Section 87A is a tax-credit that reduces your total tax to zero if your taxable income is below the threshold. In the new regime: threshold ₹12 lakh, max rebate ₹60,000 — meaning a salaried person with ₹12.75 lakh gross income (after ₹75K standard deduction) pays zero tax. In the old regime: threshold ₹5 lakh, max rebate ₹12,500 — much smaller cushion. The new regime's expanded §87A is the single biggest reason most middle-income payers now find the new regime more attractive.

Very limited: (1) Standard deduction of ₹75,000 for salaried/pensioners; (2) Employer's NPS contribution under §80CCD(2) up to 10% of basic+DA (14% for central government employees); (3) Family pension deduction up to ₹15,000 or 1/3rd of pension; (4) Agniveer Corpus Fund (§80CCH). Everything else — §80C, §80D, §80CCD(1B), HRA, LTA, home loan interest on self-occupied — is disallowed.

Big one: the new regime caps surcharge at 25% (the 37% slab above ₹5 crore was removed). The old regime keeps the full progression: 10% (₹50L-1Cr), 15% (1Cr-2Cr), 25% (2Cr-5Cr), 37% (above 5Cr). For ultra-high incomes (₹5 crore+), the new regime's 25% cap can save 12 percentage points on the surcharge tier alone — a major reason the old regime rarely wins at the very top end now.

New regime: Gross salary − Standard deduction (₹75K if salaried) = taxable income.
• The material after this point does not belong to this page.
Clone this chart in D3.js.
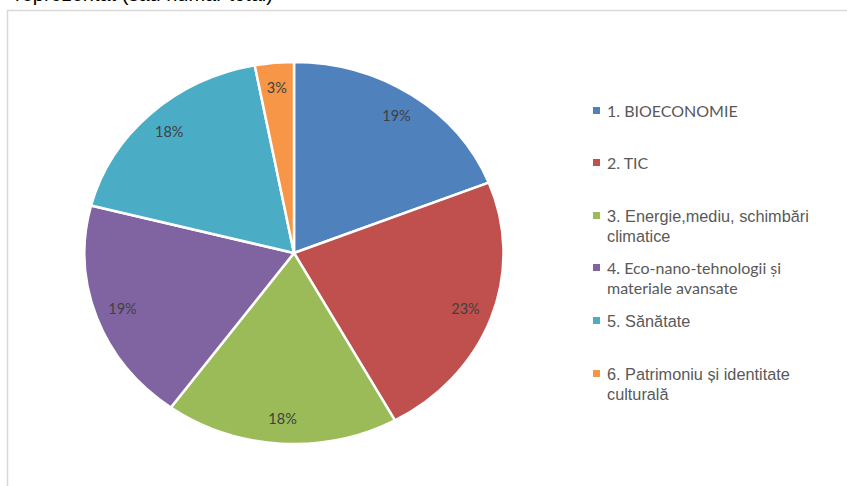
<!DOCTYPE html>
<html><head><meta charset="utf-8">
<script src="https://cdn.jsdelivr.net/npm/d3@7"></script>
<style>body{margin:0;background:#fff;}svg{display:block;}</style>
</head><body>
<svg id="c" width="847" height="486"></svg>
<script>
const categories = ["1. BIOECONOMIE","2. TIC","3. Energie,mediu, schimbări climatice","4. Eco-nano-tehnologii și materiale avansate","5. Sănătate","6. Patrimoniu și identitate culturală"];
const legendLines = [["1. BIOECONOMIE"],["2. TIC"],["3. Energie,mediu, schimbări","climatice"],["4. Eco-nano-tehnologii și","materiale avansate"],["5. Sănătate"],["6. Patrimoniu și identitate","culturală"]];
const legendFonts = ["Lato","Lato","Liberation Sans","Lato","Liberation Sans","Liberation Sans"];
const values = [19,23,18,19,18,3];
const labels = ["19%","23%","18%","19%","18%","3%"];
const colors = ["#4F81BD","#C0504D","#9BBB59","#8064A2","#4BACC6","#F79646"];

const svg = d3.select("#c");
// clipped title text above the frame (cut off in the reference too)
svg.append("text").attr("x",15).attr("y",0.5).attr("font-family","Liberation Sans").attr("font-size",20).attr("fill","#000")
  .text("reprezentat (sau număr total)");
// frame
svg.append("rect").attr("x",7.5).attr("y",10.5).attr("width",900).attr("height",600)
  .attr("fill","none").attr("stroke","#d9d9d9").attr("stroke-width",1.5);

const cx=294, cy=253, r=191, sx=1.097;
const pie = d3.pie().sort(null).value(d=>d)(values);
const arc = d3.arc().innerRadius(0).outerRadius(r);
const g = svg.append("g").attr("transform",`translate(${cx},${cy}) scale(${sx},1)`);
g.selectAll("path").data(pie).join("path")
  .attr("d",arc).attr("fill",(d,i)=>colors[i])
  .attr("stroke","#fff").attr("stroke-width",2.5).attr("vector-effect","non-scaling-stroke");
const lab = d3.arc().innerRadius(r*0.87).outerRadius(r*0.87);
svg.append("g").selectAll("text").data(pie).join("text")
  .attr("x",d=>cx+lab.centroid(d)[0]*sx).attr("y",d=>cy+lab.centroid(d)[1])
  .attr("text-anchor","middle").attr("dy","0.35em")
  .attr("font-family","Lato").attr("font-size",14.5).attr("fill","#404040")
  .text((d,i)=>labels[i]);

// legend
const ly = [111,163,216,268,321,374];
const lg = svg.append("g");
legendLines.forEach((lines,i)=>{
  lg.append("rect").attr("x",593).attr("y",ly[i]-4).attr("width",7).attr("height",7).attr("fill",colors[i]);
  lines.forEach((t,j)=>{
    lg.append("text").attr("x",607).attr("y",ly[i]+j*20).attr("dy","0.35em")
      .attr("font-family",legendFonts[i]).attr("font-size",legendFonts[i]==="Lato"?16:16.3)
      .attr("fill","#595959").text(t);
  });
});
</script>
</body></html>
Old regime: Gross salary − Standard deduction (₹50K if salaried) − §80C (capped ₹1.5L) − §80D (capped ₹1L combined) − §80CCD(1B) NPS additional (capped ₹50K) − HRA exempt amount − Other Chapter VI-A deductions = taxable income. Slab tax is then applied. §87A rebate reduces tax for low incomes; surcharge is added for high incomes; 4% cess is layered on top.

Claim it if you genuinely pay rent. HRA exemption is the lower of: (1) actual HRA, (2) rent − 10% of basic+DA, (3) 50% of basic+DA for metro or 40% for non-metro. For most rent-paying salaried payers, HRA exemption alone is ₹50K–₹2L per year, which materially shifts the new-vs-old calculation. If you don't pay rent (own home, family home, company accommodation), there's no HRA exemption to claim regardless of what your payslip shows.
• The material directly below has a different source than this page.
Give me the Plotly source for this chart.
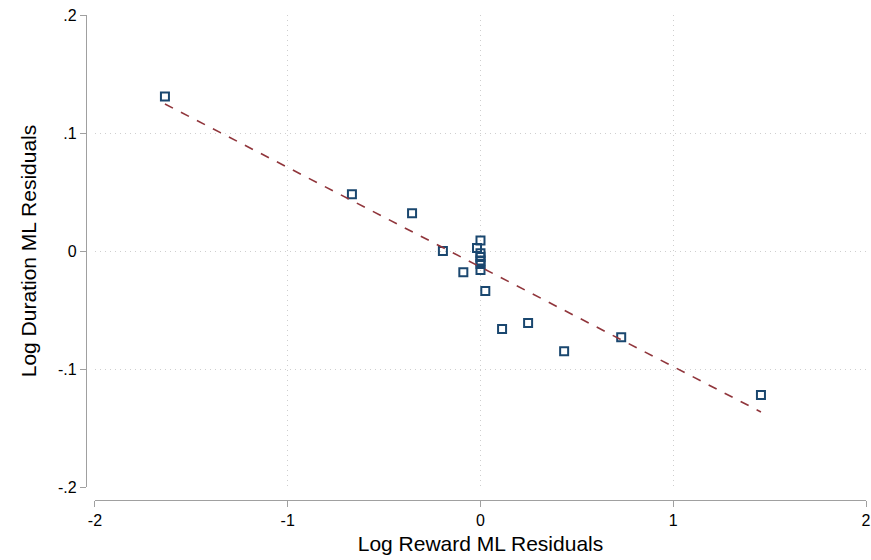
import plotly.graph_objects as go

# Data
reward_resid = [-1.637, -0.667, -0.355, -0.195, -0.089, -0.018, 0.0,
                0.0, 0.0, 0.0, 0.0, 0.0, 0.025,
                0.112, 0.247, 0.434, 0.73, 1.455]
duration_resid = [0.131, 0.048, 0.032, 0.0, -0.018, 0.0025, 0.009,
                  -0.002, -0.005, -0.008, -0.011, -0.016, -0.034,
                  -0.066, -0.061, -0.085, -0.073, -0.122]

fit_x = [-1.637, 1.455]
fit_y = [0.1246, -0.1364]

x_ticks = [-2, -1, 0, 1, 2]
x_tick_labels = ["-2", "-1", "0", "1", "2"]
y_ticks = [0.2, 0.1, 0, -0.1, -0.2]
y_tick_labels = [".2", ".1", "0", "-.1", "-.2"]

fig = go.Figure()
fig.add_trace(go.Scatter(
    x=reward_resid, y=duration_resid, mode="markers",
    marker=dict(symbol="square-open", size=8, color="#1a476f",
                line=dict(width=2, color="#1a476f")),
    showlegend=False, hoverinfo="skip", cliponaxis=False))
fig.add_trace(go.Scatter(
    x=fit_x, y=fit_y, mode="lines",
    line=dict(color="#90353b", width=1.6, dash="dash"),
    showlegend=False, hoverinfo="skip"))

font_family = "Liberation Sans, Arial, sans-serif"
fig.update_layout(
    width=871, height=560,
    margin=dict(l=86, r=5, t=15, b=60, autoexpand=False),
    paper_bgcolor="white", plot_bgcolor="white",
    font=dict(family=font_family, size=16, color="#000"),
    xaxis=dict(
        domain=[0.0115, 1.0], anchor="free", position=0, automargin=False,
        range=[-2, 2], tickvals=x_ticks, ticktext=x_tick_labels,
        ticklabeloverflow="allow",
        showline=True, linecolor="#a0a0a0", linewidth=1.2,
        ticks="outside", ticklen=6, tickcolor="#a0a0a0",
        showgrid=True, gridcolor="#cfcfcf", griddash="1px,4px", gridwidth=1,
        zeroline=False,
        title=dict(text="Log Reward ML Residuals", font=dict(size=21), standoff=8),
    ),
    yaxis=dict(
        domain=[0.0268, 1.0], anchor="free", position=0, automargin=False,
        range=[-0.2, 0.2], tickvals=y_ticks, ticktext=y_tick_labels,
        ticklabeloverflow="allow",
        showline=True, linecolor="#a0a0a0", linewidth=1.2,
        ticks="outside", ticklen=6, tickcolor="#a0a0a0",
        showgrid=True, gridcolor="#cfcfcf", griddash="1px,4px", gridwidth=1,
        zeroline=False,
        title=dict(text="Log Duration ML Residuals", font=dict(size=21), standoff=14),
    ),
)

fig.write_html(
    "out.html",
    config={"displayModeBar": False},
    post_script="document.body.style.margin='0';document.body.style.overflow='hidden';",
)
Health & Education Cess is 4% on (slab tax + surcharge). It applies in both regimes. So a slab tax of ₹1,00,000 with no surcharge becomes ₹1,00,000 + ₹4,000 cess = ₹1,04,000. With a ₹15,000 surcharge: ₹1,00,000 + ₹15,000 + ₹4,600 cess = ₹1,19,600. The cess rate hasn't changed in recent budgets and stays at 4%.

Salaried individuals: at the start of each financial year (April), declare the regime to your employer for accurate TDS. You can still switch at filing time if you change your mind. Non-salaried individuals (business income): once you opt out of the default new regime, you can switch back to new regime only once, with restrictions. For salaried, it's effectively a yearly choice with no permanent lock-in.
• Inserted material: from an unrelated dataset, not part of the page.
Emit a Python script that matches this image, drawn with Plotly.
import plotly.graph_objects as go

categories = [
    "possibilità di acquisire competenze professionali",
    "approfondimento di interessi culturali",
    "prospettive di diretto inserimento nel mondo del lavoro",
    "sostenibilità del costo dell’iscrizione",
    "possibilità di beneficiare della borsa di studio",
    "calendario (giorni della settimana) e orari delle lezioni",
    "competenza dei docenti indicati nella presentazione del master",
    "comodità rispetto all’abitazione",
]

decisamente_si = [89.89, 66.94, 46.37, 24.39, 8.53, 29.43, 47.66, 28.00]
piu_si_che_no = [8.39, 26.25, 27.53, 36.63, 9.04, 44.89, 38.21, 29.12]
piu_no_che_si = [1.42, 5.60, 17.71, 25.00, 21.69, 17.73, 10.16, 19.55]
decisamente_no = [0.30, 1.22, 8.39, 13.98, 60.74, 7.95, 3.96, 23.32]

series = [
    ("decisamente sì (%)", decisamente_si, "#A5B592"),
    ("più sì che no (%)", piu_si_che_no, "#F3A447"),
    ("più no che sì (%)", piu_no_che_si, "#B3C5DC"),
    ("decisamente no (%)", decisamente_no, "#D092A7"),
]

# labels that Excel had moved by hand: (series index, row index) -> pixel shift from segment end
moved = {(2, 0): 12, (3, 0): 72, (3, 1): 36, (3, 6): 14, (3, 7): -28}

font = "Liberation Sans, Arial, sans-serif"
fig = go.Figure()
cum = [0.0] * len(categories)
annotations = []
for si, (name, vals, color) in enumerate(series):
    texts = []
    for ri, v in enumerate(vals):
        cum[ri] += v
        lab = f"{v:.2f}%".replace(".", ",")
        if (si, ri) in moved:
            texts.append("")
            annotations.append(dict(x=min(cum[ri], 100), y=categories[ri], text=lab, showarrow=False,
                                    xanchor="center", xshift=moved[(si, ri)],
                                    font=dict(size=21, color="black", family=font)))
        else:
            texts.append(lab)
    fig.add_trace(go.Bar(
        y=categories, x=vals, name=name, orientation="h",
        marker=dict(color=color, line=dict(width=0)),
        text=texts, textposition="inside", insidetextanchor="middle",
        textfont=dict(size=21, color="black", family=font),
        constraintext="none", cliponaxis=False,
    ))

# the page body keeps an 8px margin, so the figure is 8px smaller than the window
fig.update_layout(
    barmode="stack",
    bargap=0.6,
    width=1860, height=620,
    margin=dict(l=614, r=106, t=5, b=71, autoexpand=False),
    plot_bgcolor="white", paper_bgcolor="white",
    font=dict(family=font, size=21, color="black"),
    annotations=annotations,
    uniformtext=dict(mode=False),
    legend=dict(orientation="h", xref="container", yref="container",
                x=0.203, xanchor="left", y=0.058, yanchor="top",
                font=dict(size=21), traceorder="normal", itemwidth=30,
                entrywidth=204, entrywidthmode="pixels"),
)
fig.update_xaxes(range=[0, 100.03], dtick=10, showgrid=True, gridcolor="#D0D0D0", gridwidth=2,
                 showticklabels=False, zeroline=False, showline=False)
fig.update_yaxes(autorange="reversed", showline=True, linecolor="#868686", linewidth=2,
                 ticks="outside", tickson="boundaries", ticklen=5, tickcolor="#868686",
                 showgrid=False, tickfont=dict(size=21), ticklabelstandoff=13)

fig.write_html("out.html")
It's a planning estimate. The calculator handles the major levers — slabs, standard deduction, §80C/D/CCD(1B), HRA, §87A rebate, surcharge, cess. It does NOT handle: capital gains (separate slab), agricultural income aggregation, AMT/MAT for high-deduction old-regime cases, employer-side calculation differences, or relief under §89/90/91. Use the output for planning regime choice and quarterly advance tax; let the ITR utility do the final filing math.